In London, I had a cleaner. Here in France, I've yet to a) find someone who's willing to mop floors on my behalf; b) figure out the system that makes it legal for them to do so (apparently you can buy vouchers at the mairie that include taxes and social charges, thereby avoiding a possible hefty fine for employing someone 'on the black.')
In the meantime, I've been wielding the mop and the feather duster myself, telling myself it's an upper arm workout and totally in tune with these credit-crunched times. Usually, - or rather unusually as I don't do it very often - I crank the Rolling Stones or the soundtrack to Slumdog Millionaire up high and see how much I can get done to a two-hour deadline.
Yesterday, it being a gloomy, rainy Saturday seemed like a good moment to indulge in a little nettoyage, especially since everyone around me seemed to be doing the same. Encouraged by the sound of the vacuum cleaner in the Portuguese house next door and the news that Travis, who is at his French house for the weekend, was likewise engaged, I set about the task with enthusiasm. A little too much enthusiasm as it happens, as I broke one of my Baccarat crystal champagne flutes and somehow managed to dislodge the satellite connection.

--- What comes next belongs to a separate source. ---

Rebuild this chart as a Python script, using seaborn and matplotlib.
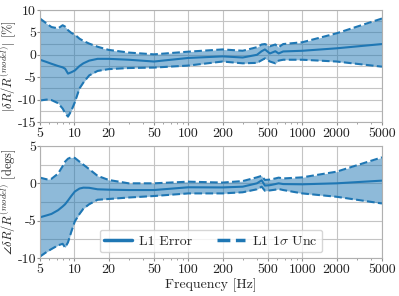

I went to bed with gleaming floors, only to be woken up shortly before 6.00am this morning by the sound of Biff crying and in obvious distress. I went downstairs and discovered that the poor little mite had puked up his fish and basmati rice dinner. Very considerately, he had done so mostly on my Laura Ashley floral doormat but as I walked him round the square in the early morning half light, knowing that I'd have to get out the mop again - and that with no satellite connection I'd miss the Andrew Marr show - I figured I might leave it several months before cleaning again.
Clearly, nothing good ever comes from cleaning!